A file picture showing a KwaZulu-Natal North Coast sugarcane farm. Beneficiaries of a settled land claim for prime land in KwaDukuza were yet to benefit from the property due to disputes.
Image: Karen Sandison/ Independent Newspapers
While the release of the government-owned land remains ever more important in South Africa's development, the country has seen very little progress in that regard.
Disappointingly, the Department of Land Reform and Rural Development has made limited progress on this matter despite this being one of the central aspects of the agricultural sector's inclusive growth agenda, says Wandile Sihlobo, the chief economist at the Agricultural Business Chamber of South Africa(Agbiz).
“In essence, while we confront many present-day challenges, these long-term reforms of the AAMP and land release must continue for the sector to achieve its inclusive growth aspirations,” Sihlobo said.
Delivering the Department of Land Reform and Rural Development Budget Vote Speech last week, Minister Mzwanele Nyhontsho said the overall budget of the Department for the 2025 financial year is R9 820 billion.
He said relative to the total allocation, Land and Tenure Reform and Restitution have received the largest share, amounting to R6 168 billion or 63 per cent of the total allocation. “This demonstrates that our budget is grounded on our core mandate.
"The Land Redistribution and Tenure Reform branch has been allocated a total budget of R1 073 billion. Within this budget, a total allocation of R559 million has been set aside to acquire and allocate 44 000 hectares of land,” Nyhontsho said.
He added that the department continues to process applications for awards of land to labour tenants, which were lodged not later than 31 March 2001. He said it should be acknowledged, though, that the area of tenure security for labour tenants, including the continuing spate of illegal evictions, remains an unacceptable situation.
“The Department is implementing a comprehensive plan to address historical inefficiencies relating to the management of state land. This includes calling for accountability from some recalcitrant officials and ensuring consequence management.
"Our Department is also addressing the challenges related to Communal Property Associations (CPAs), particularly their dysfunctionality. To address this challenge, the Department is implementing measures that include the establishment of an independent CPA office, which is currently headed by an Acting Registrar.
"Furthermore, a continuous process of training the executives of these structures on governance, financial management, land management, and related skills and capabilities is currently underway. A series of roadshows that will culminate with a CPA Indaba has also been planned.”
The Minister said the Commission on Restitution of Land Rights has been allocated a budget of R3.7 billion for the current financial year. He said the speed with which the claims are settled is heavily reliant on the allocated budget year on year.

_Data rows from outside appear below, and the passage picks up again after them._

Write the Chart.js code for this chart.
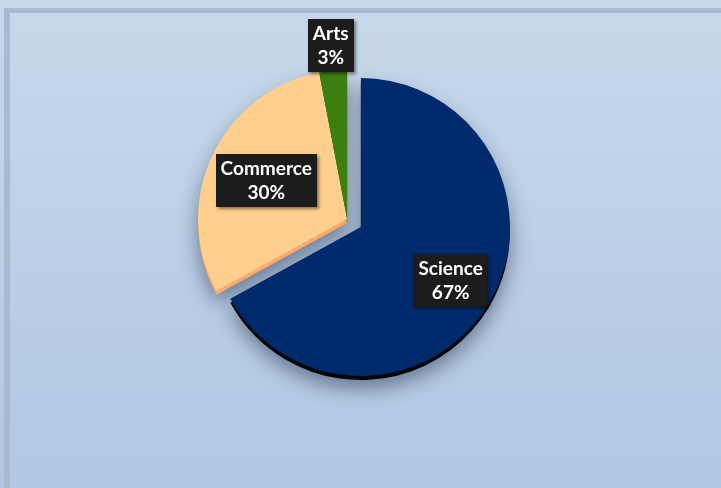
<!DOCTYPE html>
<html><head><meta charset="utf-8">
<script src="https://cdn.jsdelivr.net/npm/chart.js@4/dist/chart.umd.min.js"></script>
<style>
html,body{margin:0;padding:0;}
body{width:721px;height:488px;overflow:hidden;background:linear-gradient(#c7d8e9,#b1c7e3);position:relative;}
#frame{position:absolute;left:4px;top:8px;width:740px;height:510px;border-left:6px solid #a9bad0;border-top:5px solid #a9bad0;box-sizing:border-box;}
#wrap{position:absolute;left:0;top:0;width:721px;height:488px;}
</style></head><body>
<div id="frame"></div>
<div id="wrap"><canvas id="c" width="721" height="488"></canvas></div>
<script>
// ---- data ----
const categories = ['Science', 'Commerce', 'Arts'];
const shares = [67, 30, 3];

// ---- styles ----
const topColors = ['#002a6c', '#ffcf8d', '#3d7e11'];
const rimColors = ['#050505', '#ffaa6c', '#2a5a0a'];
const groupSign = [1, -1, -1];          // Science pulled out, the rest pushed the other way
const labelRadius = [0.70, 0.60, 1.17]; // label distance as a fraction of radius
const EXPLODE = 16;
const RIM = 4;

function explodeShift(chart) {
  const sci = chart.getDatasetMeta(0).data[0];
  const mid = (sci.startAngle + sci.endAngle) / 2;
  return { dx: Math.cos(mid) * EXPLODE / 2, dy: Math.sin(mid) * EXPLODE / 2 };
}

const pie3d = {
  id: 'pie3d',
  beforeDatasetDraw(chart, args) {
    const ctx = chart.ctx;
    const s = explodeShift(chart);
    const els = args.meta.data;
    els.forEach((el, i) => {
      const saved = el.options;
      el.options = Object.assign({}, saved, { backgroundColor: rimColors[i], borderWidth: 0 });
      ctx.save();
      ctx.translate(groupSign[i] * s.dx, groupSign[i] * s.dy + RIM);
      ctx.shadowColor = 'rgba(35,50,75,0.55)';
      ctx.shadowBlur = 20;
      ctx.shadowOffsetY = 8;
      el.draw(ctx);
      ctx.restore();
      el.options = saved;
    });
    els.forEach((el, i) => {
      ctx.save();
      ctx.translate(groupSign[i] * s.dx, groupSign[i] * s.dy);
      el.draw(ctx);
      ctx.restore();
    });
    return false;
  },
  afterDatasetsDraw(chart) {
    const ctx = chart.ctx;
    const s = explodeShift(chart);
    const els = chart.getDatasetMeta(0).data;
    const total = shares.reduce((a, b) => a + b, 0);
    els.forEach((el, i) => {
      const mid = (el.startAngle + el.endAngle) / 2;
      const cx = el.x + groupSign[i] * s.dx + Math.cos(mid) * el.outerRadius * labelRadius[i];
      const cy = el.y + groupSign[i] * s.dy + Math.sin(mid) * el.outerRadius * labelRadius[i];
      const lines = [categories[i], Math.round(shares[i] / total * 100) + '%'];
      ctx.save();
      ctx.font = 'bold 19px Lato, "Open Sans", sans-serif';
      const w = Math.max(...lines.map(t => ctx.measureText(t).width)) + 10;
      const lh = 24;
      const h = lines.length * lh + 5;
      ctx.shadowColor = 'rgba(0,0,0,0.45)';
      ctx.shadowOffsetX = 2; ctx.shadowOffsetY = 2; ctx.shadowBlur = 3;
      ctx.fillStyle = '#1c1c1c';
      ctx.fillRect(Math.round(cx - w / 2), Math.round(cy - h / 2), Math.round(w), h);
      ctx.shadowColor = 'transparent';
      ctx.fillStyle = '#ffffff';
      ctx.textAlign = 'center';
      ctx.textBaseline = 'middle';
      lines.forEach((t, k) => {
        ctx.fillText(t, cx, cy - h / 2 + 3 + lh * k + lh / 2);
      });
      ctx.restore();
    });
  }
};

new Chart(document.getElementById('c'), {
  type: 'pie',
  data: {
    labels: categories,
    datasets: [{ data: shares, backgroundColor: topColors, borderWidth: 0 }]
  },
  options: {
    responsive: false,
    animation: false,
    devicePixelRatio: 1,
    events: [],
    radius: 149,
    layout: { padding: { left: 0, right: 13, top: 0, bottom: 42 } },
    plugins: { legend: { display: false }, tooltip: { enabled: false } }
  },
  plugins: [pie3d]
});
</script>
</body></html>
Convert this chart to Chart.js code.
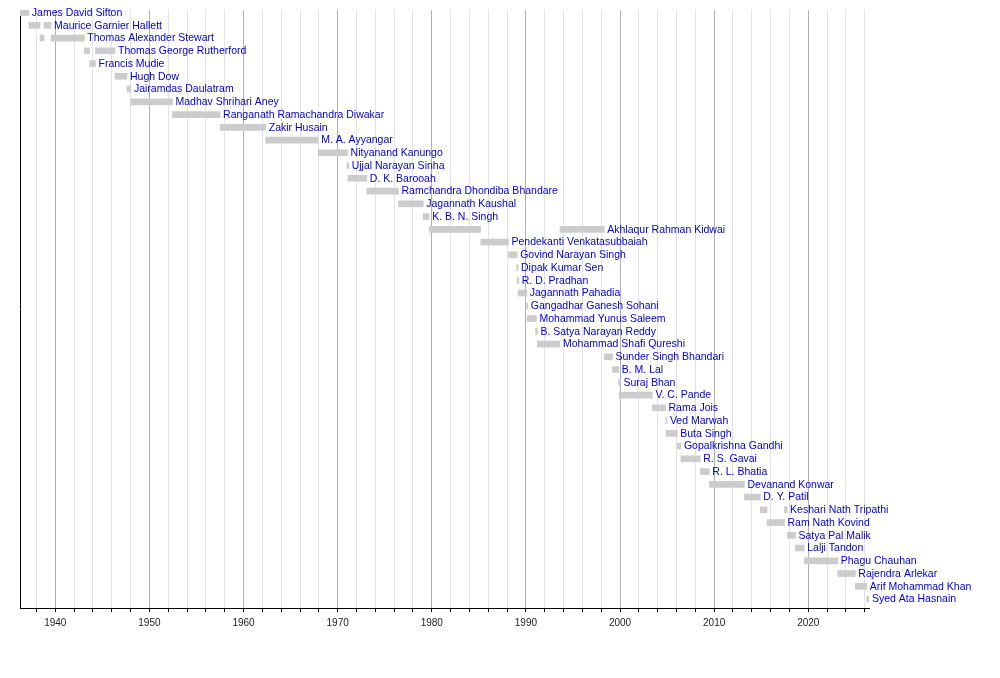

“To address the challenge of expediting the pace of settling of the old order land claims, i.e. those lodged before the original cut-off date of 31 December 1998, the Commission is streamlining processes, underwritten by new policies and standard operating procedures (SOPs), as part of an acceleration strategy.
"That said, however, additional financial and human resources will still be required, and in general terms, we have to focus on enhancing the efficiency of the offices of the Land Claims Commission in the whole country.”
Speaking at the NARYSEC YOUTH pass-out event last month, Stanley Mathabatha, the Deputy Minister in the Department of Land Reform and Rural Development, said they were well aware of the challenges facing rural communities.
He said these challenges include high levels of poverty and unemployment.
“One of the most pressing issues is the legacy of colonial and apartheid uneven development between, on the one hand, developed metropolitan regions and, on the other hand, underdeveloped rural areas.
"The development challenge is evident in the limited access rural communities have to economic infrastructure, economic investment, economic resources and economic opportunities that you find in developed metropolitan regions,” Mathabatha said.
The deputy minister said that as a result, they continue to see growing migration patterns from rural areas to developed metropolitan regions, as people search for economic opportunities and resources.
“Some refer to this process simply as urbanisation. However, we understand that successful rural development, grounded in equitable investment and distribution of resources, and in continuously improved integrated strategic planning, can change this pattern.
"By making rural areas more attractive and economically viable, we can begin to redress the uneven development imbalance and create a more inclusive, balanced national development path.”
The Department of Land Reform and Rural Development said it knew the strength, resilience and untapped potential in the rural space.
“We are investing in skills, from agriculture to engineering, technology and rural industrialisation, from new venture creation to economic and social infrastructure development, to name but a few, so that youth become the drivers of rural transformation.”